Editorial Board

What Congress Owes Puerto Rico

Democrats and Republicans must unite to help 3.4 million Americans.

This land is your land.

Photographer: Ricardo Arduengo/AFP/Getty Images

President Donald Trump's visit to Puerto Rico on Tuesday brought more disruption and controversy -- to the markets and the island -- than aid and comfort. Fortunately, there is a better model to provide for both the immediate humanitarian needs of these Americans and the long-term health of their economy.

But it will take the kind of sustained bipartisan focus that yielded last year's legislation to stabilize the commonwealth's finances.

Trump's off-the-cuff remark about wiping out Puerto Rico's debt not only roiled the bond market, it cast a shadow over a functioning mechanism that Congress has already established to help the island to restructure its debt. Puerto Rico's most pressing financial need right now is for short-term operational funding, which may run out by the end of this month -- something that Congress and the Treasury Department can provide.

QuickTake Puerto Rico's Debt

More urgently, humanitarian aid needs to come first. Two weeks after Hurricane Maria shredded homes and businesses, more than 90 percent of the island still lacks electricity, and half its 3.4 million Americans have access to potable water. Given the potential for water-borne illnesses and the island's battered health system, that's a public health disaster waiting to happen.
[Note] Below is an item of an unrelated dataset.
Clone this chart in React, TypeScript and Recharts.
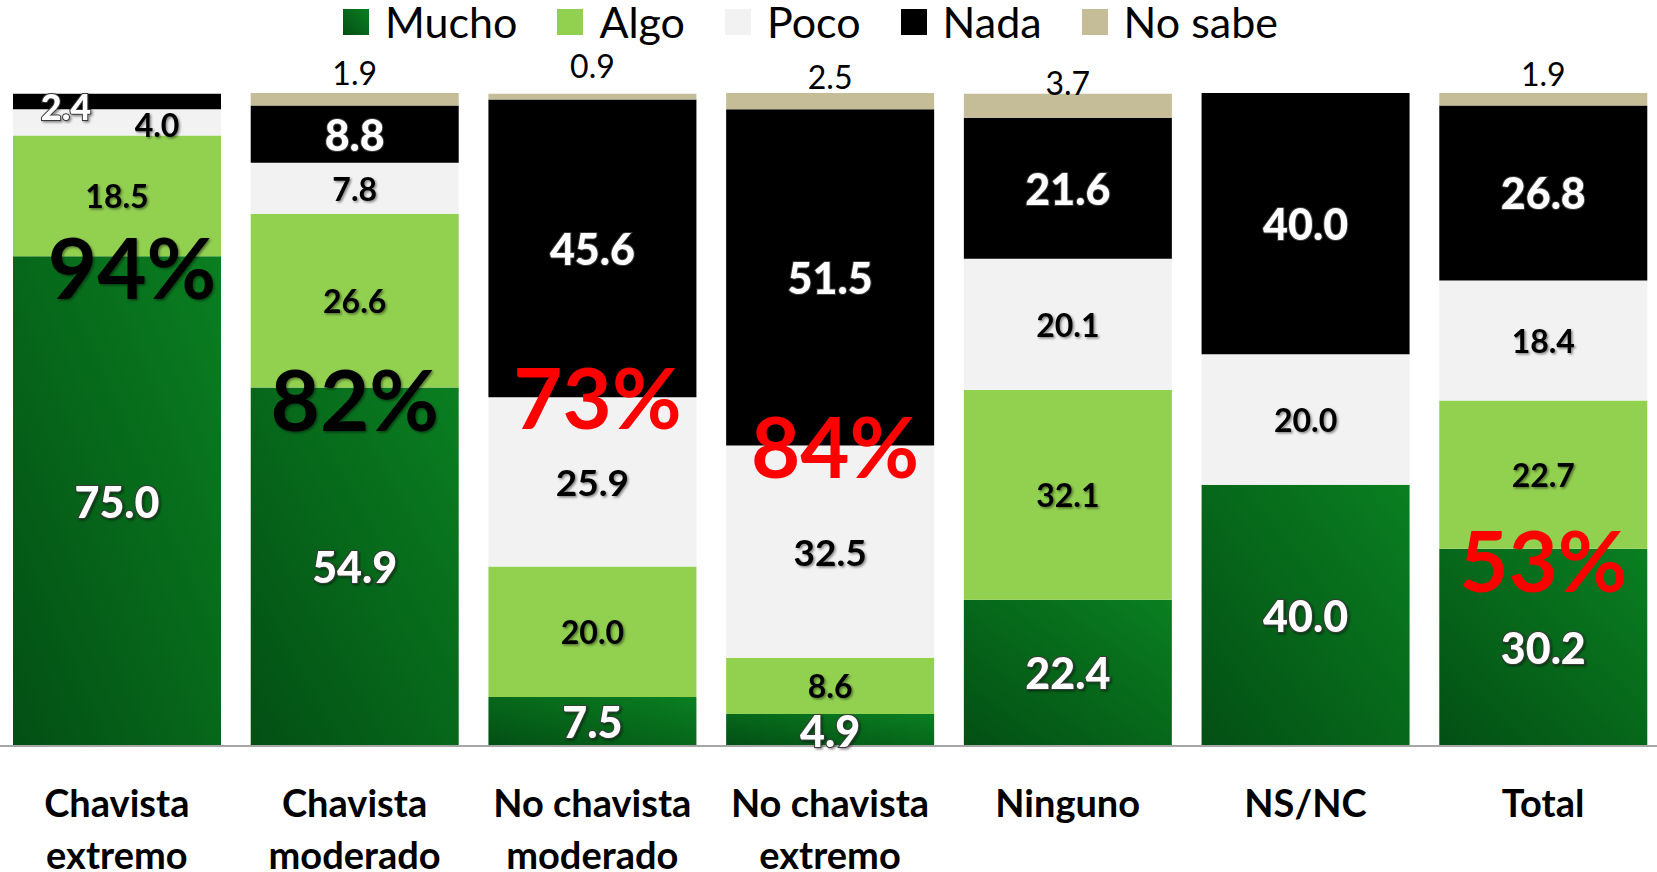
import React from 'react';
import { BarChart, Bar, XAxis, YAxis, LabelList } from 'recharts';

const categories = [
  'Chavista\nextremo',
  'Chavista\nmoderado',
  'No chavista\nmoderado',
  'No chavista\nextremo',
  'Ninguno',
  'NS/NC',
  'Total',
];

const mucho = [75.0, 54.9, 7.5, 4.9, 22.4, 40.0, 30.2];
const algo = [18.5, 26.6, 20.0, 8.6, 32.1, 0, 22.7];
const poco = [4.0, 7.8, 25.9, 32.5, 20.1, 20.0, 18.4];
const nada = [2.4, 8.8, 45.6, 51.5, 21.6, 40.0, 26.8];
const noSabe = [0, 1.9, 0.9, 2.5, 3.7, 0, 1.9];

// big headline percentages, drawn at the top of a given segment
const headline = [
  { index: 0, series: 'mucho', text: '94%', color: '#000000' },
  { index: 1, series: 'mucho', text: '82%', color: '#000000' },
  { index: 2, series: 'poco', text: '73%', color: '#ff0000' },
  { index: 3, series: 'poco', text: '84%', color: '#ff0000' },
  { index: 6, series: 'mucho', text: '53%', color: '#ff0000' },
];

const seriesNames = ['Mucho', 'Algo', 'Poco', 'Nada', 'No sabe'];
const seriesKeys = ['mucho', 'algo', 'poco', 'nada', 'noSabe'];
const seriesColors = ['url(#gMucho)', '#92d050', '#f2f2f2', '#000000', '#c4bd97'];
const legendColors = ['#0a7420', '#92d050', '#f2f2f2', '#000000', '#c4bd97'];

const data = categories.map((name, i) => ({
  idx: i,
  name,
  mucho: mucho[i],
  algo: algo[i],
  poco: poco[i],
  nada: nada[i],
  noSabe: noSabe[i],
}));

const FONT = 'Lato, "Open Sans", sans-serif';

// hand nudges for labels that Excel had dragged around
const nudge: Record<string, [number, number]> = {
  'nada:0': [-51, 5],
  'poco:0': [40, 2],
};
// vertical offset of the "No sabe" labels above each bar top
const topDy = [0, -21, -28, -17, -11, 0, -20];

const unpack = (v: any): [number, number] => {
  const [i, val] = String(v).split('|');
  return [Number(i), Number(val)];
};

const makeLabel = (series: string, kind: 'white' | 'black') => (p: any) => {
  const { x, y, width, height, value } = p;
  const [index, val] = unpack(value);
  if (!val) return null;
  const [dx, dy] = nudge[`${series}:${index}`] || [0, 0];
  const cx = x + width / 2 + dx;
  const cy = y + height / 2 + dy;
  const big = headline.find((h) => h.index === index && h.series === series);
  const white = kind === 'white';
  const small = index === 0 && series === 'nada';
  const pocoBig = series === 'poco' && (index === 2 || index === 3);
  return (
    <g>
      <text
        x={cx}
        y={cy}
        textAnchor="middle"
        dominantBaseline="central"
        fontFamily={FONT}
        fontWeight={white ? 900 : 700}
        fontSize={white ? (small ? 36 : 43) : pocoBig ? 37 : 32}
        fill={white ? '#ffffff' : '#000000'}
        stroke={white ? '#3a3a3a' : 'none'}
        strokeWidth={white ? 2 : 0}
        paintOrder="stroke"
        filter="url(#txtShadow)"
      >
        {val.toFixed(1)}
      </text>
      {big && (
        <text
          x={x + width / 2 + (index === 0 ? 15 : index === 2 || index === 3 ? 5 : 0)}
          y={y + (series === 'mucho' ? 10 : -1)}
          textAnchor="middle"
          dominantBaseline="central"
          fontFamily={FONT}
          fontWeight={700}
          fontSize={85}
          fill={big.color}
          filter={big.color === '#000000' ? 'url(#txtShadow)' : undefined}
        >
          {big.text}
        </text>
      )}
    </g>
  );
};

const topLabel = (p: any) => {
  const { x, y, width, value } = p;
  const [index, val] = unpack(value);
  if (!val) return null;
  return (
    <text
      x={x + width / 2}
      y={y + topDy[index]}
      textAnchor="middle"
      dominantBaseline="central"
      fontFamily={FONT}
      fontSize={32}
      fill="#000000"
    >
      {val.toFixed(1)}
    </text>
  );
};

const CategoryTick = (p: any) => {
  const { x, y, payload } = p;
  const lines = String(payload.value).split('\n');
  return (
    <g>
      {lines.map((l, i) => (
        <text
          key={i}
          x={x}
          y={y + 56 + i * 52}
          textAnchor="middle"
          dominantBaseline="central"
          fontFamily={FONT}
          fontWeight={700}
          fontSize={38}
          fill="#000000"
        >
          {l}
        </text>
      ))}
    </g>
  );
};

const labelKinds: Record<string, 'white' | 'black'> = {
  mucho: 'white',
  algo: 'black',
  poco: 'black',
  nada: 'white',
};

export default function App() {
  return (
    <div style={{ position: 'absolute', left: 0, top: 0, width: 1657, height: 872, overflow: 'hidden', background: '#ffffff' }}>
      <div
        style={{
          position: 'absolute',
          left: 343,
          top: 0,
          height: 44,
          display: 'flex',
          alignItems: 'center',
          gap: 40,
          fontFamily: FONT,
          fontSize: 43,
          color: '#000000',
          zIndex: 2,
        }}
      >
        {seriesNames.map((n, i) => (
          <div key={n} style={{ display: 'flex', alignItems: 'center', gap: 16 }}>
            <div
              style={{
                width: 26,
                height: 26,
                background: i === 0 ? 'linear-gradient(45deg, #034f14, #0a7f21)' : legendColors[i],
              }}
            />
            <span style={{ lineHeight: '44px' }}>{n}</span>
          </div>
        ))}
      </div>
      <div style={{ position: 'absolute', left: -2, top: 0 }}>
        <BarChart width={1664} height={872} data={data} margin={{ top: 93, right: 0, bottom: 6, left: 0 }} barSize={208}>
          <defs>
            <linearGradient id="gMucho" x1="0" y1="1" x2="1" y2="0">
              <stop offset="0%" stopColor="#034f14" />
              <stop offset="100%" stopColor="#0a7f21" />
            </linearGradient>
            <filter id="txtShadow" x="-20%" y="-20%" width="140%" height="140%">
              <feDropShadow dx="1.5" dy="1.5" stdDeviation="1.2" floodColor="#000000" floodOpacity="0.45" />
            </filter>
          </defs>
          <XAxis
            dataKey="name"
            axisLine={{ stroke: '#a6a6a6', strokeWidth: 2 }}
            tickLine={false}
            tickSize={0}
            tickMargin={0}
            height={120}
            interval={0}
            tick={<CategoryTick />}
          />
          <YAxis hide domain={[0, 100]} />
          {seriesKeys.map((k, i) => (
            <Bar key={k} dataKey={k} stackId="a" fill={seriesColors[i]} isAnimationActive={false}>
              <LabelList
                dataKey={(d: any) => `${d.idx}|${d[k]}`}
                content={k === 'noSabe' ? topLabel : makeLabel(k, labelKinds[k])}
              />
            </Bar>
          ))}
        </BarChart>
      </div>
    </div>
  );
}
Some Republicans in Congress now want to withhold more disaster funding from the Federal Emergency Management Agency until they can find offsetting spending cuts. This would be an act of fiscal brinkmanship that ignores the magnitude of three back-to-back natural disasters.

And there are even bigger bills to come. Puerto Rico's federally appointed oversight board has asked Congress for "the greatest amount of federal aid," citing damage estimates that put the cost of Puerto Rico's recovery at more than its gross domestic product. The board has some control over restructuring Puerto Rico's debts and the island's finances, but it cannot conjure money up from what would be America's poorest state if it were one -- especially if more islanders flee to the mainland, further shrinking the tax base. Moreover, given the likelihood of more intense hurricanes in the future, Congress has even more incentive to provide funds to "build back better."

Which brings up the issue of how best to help Puerto Rico in the long term. The island's residents and their government have at least a decade of tough choices and hard work ahead of them. But Congress can provide the island with regulatory relief to spur growth in an economy that has shrunk by 15 percent since 2006. One of the best things Congress could do would be to waive or repeal the Jones Act, which imposes higher shipping costs that make everything on Puerto Rico more expensive.

Less than a year ago, a bipartisan congressional task force drew up a blueprint for improving the island's economic future, covering everything from inequities in Medicaid and Medicare funding to the commonwealth's spotty statistics. The only missing ingredient is Washington's willingness to carry them out.